1. No, education is not needed, in fact, don't do it unless you want to spend years learning what you can on youtube. It's not like she's becoming a doctor or lawyer, and if she's a really driven person, it would get in the way and be a waste of time and money. Trust me, i'm in my 3rd year of my 2nd photography school, it's not worth it.
2. What career path? The career path she wants. What does she want to do? stock? product? event/wedding? fine art? Pictures of flowers and landscapes don't sell, and usually anyone who tries to pawn off pictures of flowers as fine art get laughed at. Photography is not a 9-5 job, I hope she enjoys long days, and periods of no work, and looking at computer screens, and is a geek about it too, because unless she wants to hire someone, professional level digital photography requires a good deal of expertise of the hardware and software, and how it works and does what it does.
3. She'll figure this out on the way, it's a given, and quite honestly, the easy part. Just make sure it says either, Nikon, Canon, Epson, Adobe, Phase One, or Eizo on it. Very little else is good enough for day-in-day-out use, flexibility, and consistency.
4. If you can think of it, there's a market for it. But use some common sense. Look at the demographics of your town/city. If it's a city like Seattle, unless she can get **** good and reliable, she'll never make big bucks doing weddings. There's already people for that. Nonetheless, the work doesn't just come to you, you have to get it yourself.
5. how much do you make? give or take, nothing-to-chump change. Again, you're only as good as your last job, so unless she's good and reliable, not a whole lot, especially someone who has no trade experience. Not to mention overhead. "can you shoot my wedding?" "sure!" "I don't have a lot of money though" "that's ok, i can do it for $200, i'll just drop off a CD" What a waste of time. Subtract $50-$75 for possible rentals, $35 for fuel, and if you spend 5 hours shooting, and 4 hours in post production, that leaves her working about 9 hours not including travel for rentals or to get to the location for about $11 an hour. That's pretty much minimum wage in some states!

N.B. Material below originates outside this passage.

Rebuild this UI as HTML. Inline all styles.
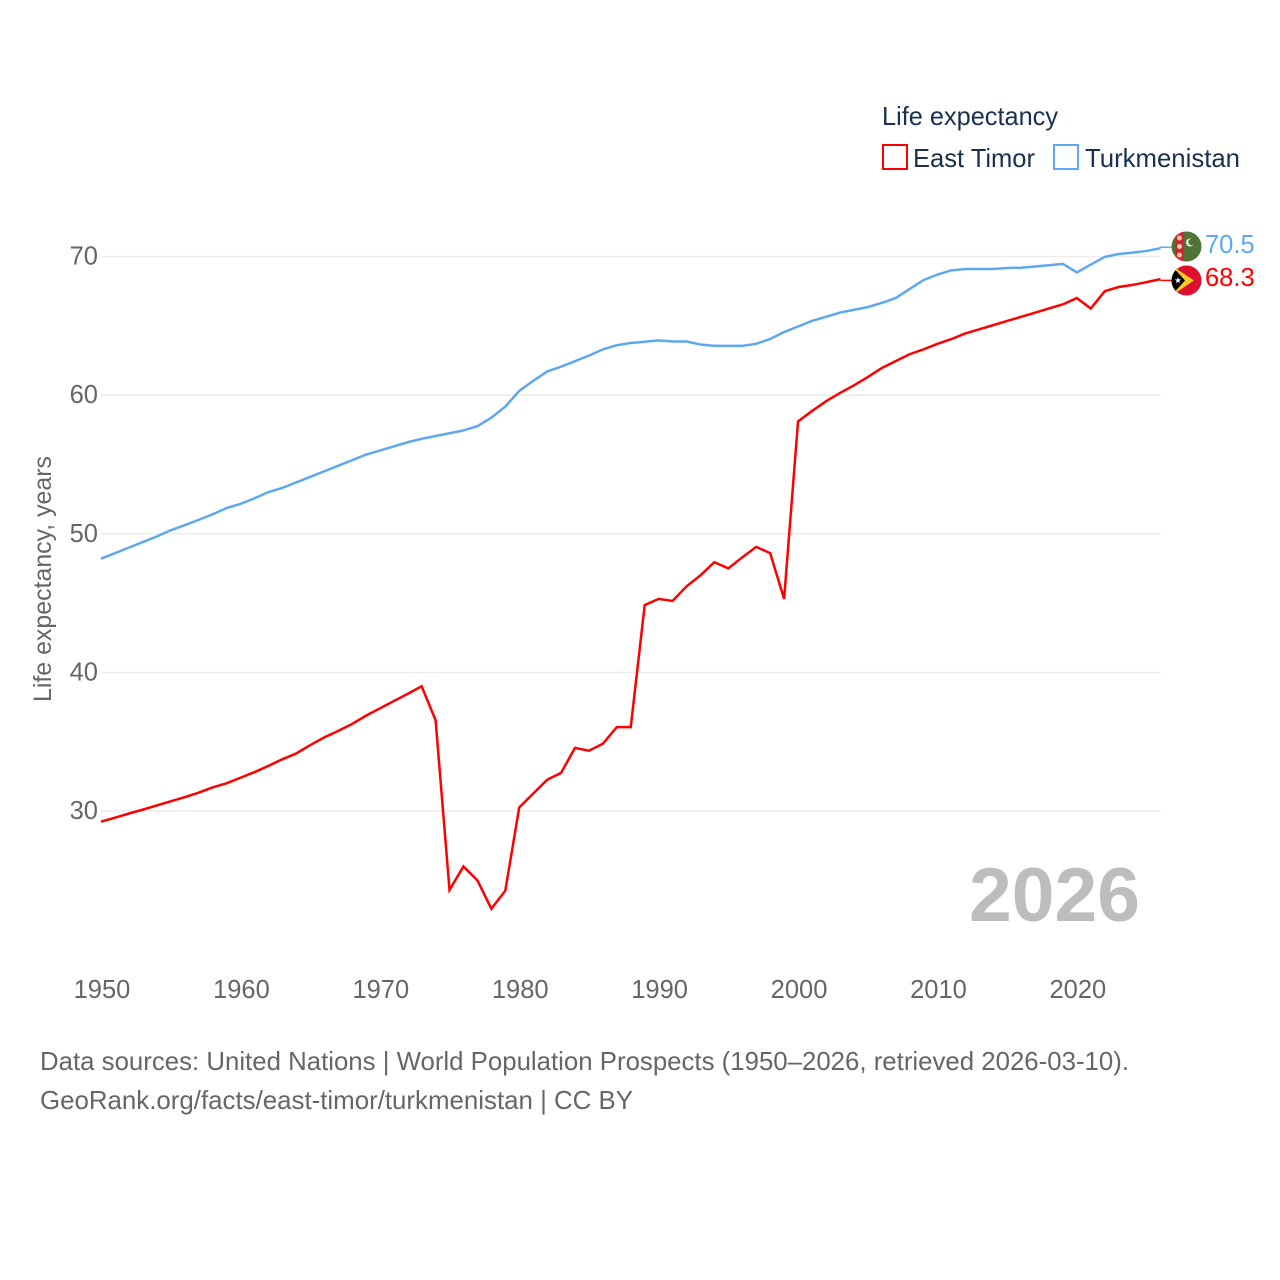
<!DOCTYPE html>
<html>
<head>
<meta charset="utf-8">
<title>Life expectancy: East Timor and Turkmenistan</title>
<style>
html,body{margin:0;padding:0;background:#fff;width:1280px;height:1280px;overflow:hidden}
svg{display:block}
text{font-family:"Liberation Sans",sans-serif}
</style>
</head>
<body>
<svg id="chart" xmlns="http://www.w3.org/2000/svg" width="1280" height="1280" viewBox="0 0 1280 1280">
  <defs>
    <clipPath id="clip-tm"><circle cx="1186.5" cy="246.5" r="15"/></clipPath>
    <clipPath id="clip-tl"><circle cx="1186.5" cy="280.5" r="15"/></clipPath>
  </defs>
  <g id="grid"></g>
  <g id="yticks"></g>
  <g id="xticks"></g>
  <text transform="translate(51,702) rotate(-90)" font-size="25" fill="#666" textLength="246" lengthAdjust="spacingAndGlyphs">Life expectancy, years</text>
  <g>
    <text x="882" y="125" font-size="26" fill="#1a3050" textLength="176" lengthAdjust="spacingAndGlyphs">Life expectancy</text>
    <rect x="883" y="145" width="24" height="24" fill="#fff" stroke="#ff0000" stroke-width="2"/>
    <text x="913" y="167" font-size="26" fill="#1a3050" textLength="122" lengthAdjust="spacingAndGlyphs">East Timor</text>
    <rect x="1054" y="145" width="24" height="24" fill="#fff" stroke="#5ea8f0" stroke-width="2"/>
    <text x="1085" y="167" font-size="26" fill="#1a3050" textLength="155" lengthAdjust="spacingAndGlyphs">Turkmenistan</text>
  </g>
  <text x="969" y="921" font-size="76" font-weight="bold" fill="#bdbdbd" textLength="171" lengthAdjust="spacingAndGlyphs">2026</text>
  <g id="series"></g>
  <g clip-path="url(#clip-tm)">
    <rect x="1171" y="231" width="31" height="31" fill="#4f7235"/>
    <rect x="1175.5" y="231" width="8" height="31" fill="#d2202f"/>
    <circle cx="1179.5" cy="238" r="2.5" fill="#f0c8a0"/>
    <circle cx="1179.5" cy="246.5" r="2.5" fill="#f0d8b0"/>
    <circle cx="1179.5" cy="255" r="2.5" fill="#f0c8a0"/>
    <circle cx="1190" cy="242.5" r="4" fill="#e8efe0"/>
    <circle cx="1191.5" cy="242" r="3.2" fill="#4f7235"/>
  </g>
  <g clip-path="url(#clip-tl)">
    <rect x="1171" y="265" width="31" height="31" fill="#dc1030"/>
    <polygon points="1171,265 1194,280.5 1171,296" fill="#ffc726"/>
    <polygon points="1171,265 1185,280.5 1171,296" fill="#000"/>
    <polygon points="1178,277 1178.8,279.4 1181.3,279.4 1179.3,280.9 1180,283.3 1178,281.8 1176,283.3 1176.7,280.9 1174.7,279.4 1177.2,279.4" fill="#fff"/>
  </g>
  <g id="value-labels"></g>
  <g>
    <text x="40" y="1070" font-size="26" fill="#666" textLength="1089" lengthAdjust="spacingAndGlyphs">Data sources: United Nations | World Population Prospects (1950–2026, retrieved 2026-03-10).</text>
    <text x="40" y="1109" font-size="26" fill="#666" textLength="593" lengthAdjust="spacingAndGlyphs">GeoRank.org/facts/east-timor/turkmenistan | CC BY</text>
  </g>
</svg>
<script>
const years = [
  1950,1951,1952,1953,1954,1955,1956,1957,1958,1959,
  1960,1961,1962,1963,1964,1965,1966,1967,1968,1969,
  1970,1971,1972,1973,1974,1975,1976,1977,1978,1979,
  1980,1981,1982,1983,1984,1985,1986,1987,1988,1989,
  1990,1991,1992,1993,1994,1995,1996,1997,1998,1999,
  2000,2001,2002,2003,2004,2005,2006,2007,2008,2009,
  2010,2011,2012,2013,2014,2015,2016,2017,2018,2019,
  2020,2021,2022,2023,2024,2025,2026
];
const eastTimor = [
  29.23,29.52,29.82,30.1,30.4,30.7,31.0,31.32,31.7,32.0,
  32.4,32.8,33.25,33.73,34.15,34.75,35.3,35.77,36.27,36.87,
  37.4,37.93,38.45,39.0,36.55,24.3,26.0,25.0,22.95,24.25,
  30.25,31.25,32.25,32.75,34.55,34.35,34.85,36.05,36.05,44.85,
  45.3,45.15,46.2,47.0,47.95,47.5,48.3,49.05,48.6,45.3,
  58.1,58.85,59.55,60.15,60.7,61.3,61.95,62.45,62.95,63.3,
  63.7,64.04,64.45,64.75,65.05,65.35,65.65,65.95,66.25,66.55,
  67.0,66.25,67.5,67.8,67.95,68.15,68.37
];
const turkmenistan = [
  48.2,48.6,49.0,49.4,49.8,50.25,50.62,51.0,51.4,51.85,
  52.15,52.55,53.0,53.3,53.7,54.1,54.5,54.9,55.3,55.7,
  56.0,56.3,56.6,56.85,57.05,57.25,57.45,57.76,58.37,59.17,
  60.3,61.03,61.7,62.05,62.45,62.85,63.3,63.6,63.76,63.85,
  63.95,63.87,63.87,63.65,63.55,63.55,63.55,63.7,64.05,64.55,
  64.95,65.35,65.65,65.95,66.15,66.35,66.65,67.0,67.65,68.3,
  68.7,69.0,69.1,69.1,69.1,69.17,69.19,69.28,69.37,69.47,
  68.85,69.42,69.97,70.18,70.28,70.4,70.6
];
const yTickValues = [30,40,50,60,70];
const xTickValues = [1950,1960,1970,1980,1990,2000,2010,2020];
const valueLabels = ['70.5','68.3'];

const NS = 'http://www.w3.org/2000/svg';
function x(year){ return 101 + (year - 1950) * (1160.5 - 101) / 76; }
function y(value){ return 811 - (value - 30) * (811 - 256.5) / 40; }
function make(tag, parent){ const el = document.createElementNS(NS, tag); parent.appendChild(el); return el; }

const gridG = document.getElementById('grid');
const yG = document.getElementById('yticks');
yTickValues.forEach(function(v){
  const line = make('line', gridG);
  
  
  line.setAttribute('x1', x(1950));
  line.setAttribute('x2', x(2026));
  line.setAttribute('y1', y(v));
  line.setAttribute('y2', y(v));
  line.setAttribute('stroke', '#ececec');
  line.setAttribute('stroke-width', '1.5');
  const t = make('text', yG);
  
  
  t.setAttribute('x', 98);
  t.setAttribute('y', y(v) + 8);
  t.setAttribute('text-anchor', 'end');
  t.setAttribute('font-size', '25.5');
  t.setAttribute('fill', '#666');
  t.textContent = v;
});

const xG = document.getElementById('xticks');
xTickValues.forEach(function(v){
  const t = make('text', xG);
  
  
  t.setAttribute('x', x(v) + 1);
  t.setAttribute('y', 998);
  t.setAttribute('text-anchor', 'middle');
  t.setAttribute('font-size', '25.5');
  t.setAttribute('fill', '#666');
  t.textContent = v;
});

function lineFor(values){
  return values.map(function(v, i){ return (i ? 'L' : 'M') + x(years[i]).toFixed(2) + ' ' + y(v).toFixed(2); }).join(' ');
}
const seriesG = document.getElementById('series');
const tmLine = make('path', seriesG);


tmLine.setAttribute('d', lineFor(turkmenistan));
tmLine.setAttribute('fill', 'none');
tmLine.setAttribute('stroke', '#5ea8f0');
tmLine.setAttribute('stroke-width', '2.5');
const tlLine = make('path', seriesG);


tlLine.setAttribute('d', lineFor(eastTimor));
tlLine.setAttribute('fill', 'none');
tlLine.setAttribute('stroke', '#ff0000');
tlLine.setAttribute('stroke-width', '2.5');

const tmLead = make('line', seriesG);


tmLead.setAttribute('x1', x(2026));
tmLead.setAttribute('x2', 1172);
tmLead.setAttribute('y1', y(turkmenistan[turkmenistan.length - 1]) - 1);
tmLead.setAttribute('y2', y(turkmenistan[turkmenistan.length - 1]) - 1);
tmLead.setAttribute('stroke', '#5ea8f0');
tmLead.setAttribute('stroke-width', '1.5');
const tlLead = make('line', seriesG);


tlLead.setAttribute('x1', x(2026));
tlLead.setAttribute('x2', 1172);
tlLead.setAttribute('y1', y(eastTimor[eastTimor.length - 1]) + 1.3);
tlLead.setAttribute('y2', y(eastTimor[eastTimor.length - 1]) + 1.3);
tlLead.setAttribute('stroke', '#ff0000');
tlLead.setAttribute('stroke-width', '1.5');

const labelsG = document.getElementById('value-labels');
const tmLabel = make('text', labelsG);


tmLabel.setAttribute('x', 1205);
tmLabel.setAttribute('y', 253);
tmLabel.setAttribute('font-size', '25.5');
tmLabel.setAttribute('fill', '#5ea8f0');
tmLabel.textContent = valueLabels[0];
const tlLabel = make('text', labelsG);


tlLabel.setAttribute('x', 1205);
tlLabel.setAttribute('y', 286);
tlLabel.setAttribute('font-size', '25.5');
tlLabel.setAttribute('fill', '#ff0000');
tlLabel.textContent = valueLabels[1];
</script>
</body>
</html>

6. It's extremely difficult unless you really put yourself in a specific niche eg. scientific industrial, aeriel.. The problem is that everyone and their mother has a D40/Rebel. And people associate good photographers with big cameras. So when someone totes an SLR people assume they're a good photographer. That's not the case. I can have a Formula 1 car, doesn't mean i'm a race car driver, just means i'm a bad driver with a formula 1 car. I've seen some people make REMARKABLE turn-arounds, but again, these are people who are extremely driven and have little life outside of it.
Realistically, the most important thing she needs is networking skills. If she can't meet new people on her own, if she's shy, if she doesn't want to actively search for new opportunities, if she doesn't like to take risks, than she's not going to get too much further than $200 weddings for friends and family.
I don't want to sound like a buzz-kill, but photography is one of the most saturated markets in the creative industry. It's about as bad as musicians and almost as bad as graphic designers. Photographers are a dime a dozen, it's not the 1990's where the better shooters were obvious. Since digital and the internet, everything has just become so much more accessible, it's easy to teach yourself how to make compelling images. Like what ComatoseClown said earlier, if she can maybe get a job assisting for someone (social networking can really help out here), than she can get a glimpse of what working as a photographer is really like. She might not like it. I know alot of people where when they started working, they lost the creative drive that got them there in the first place, and it's sad, and frankly uninspiring.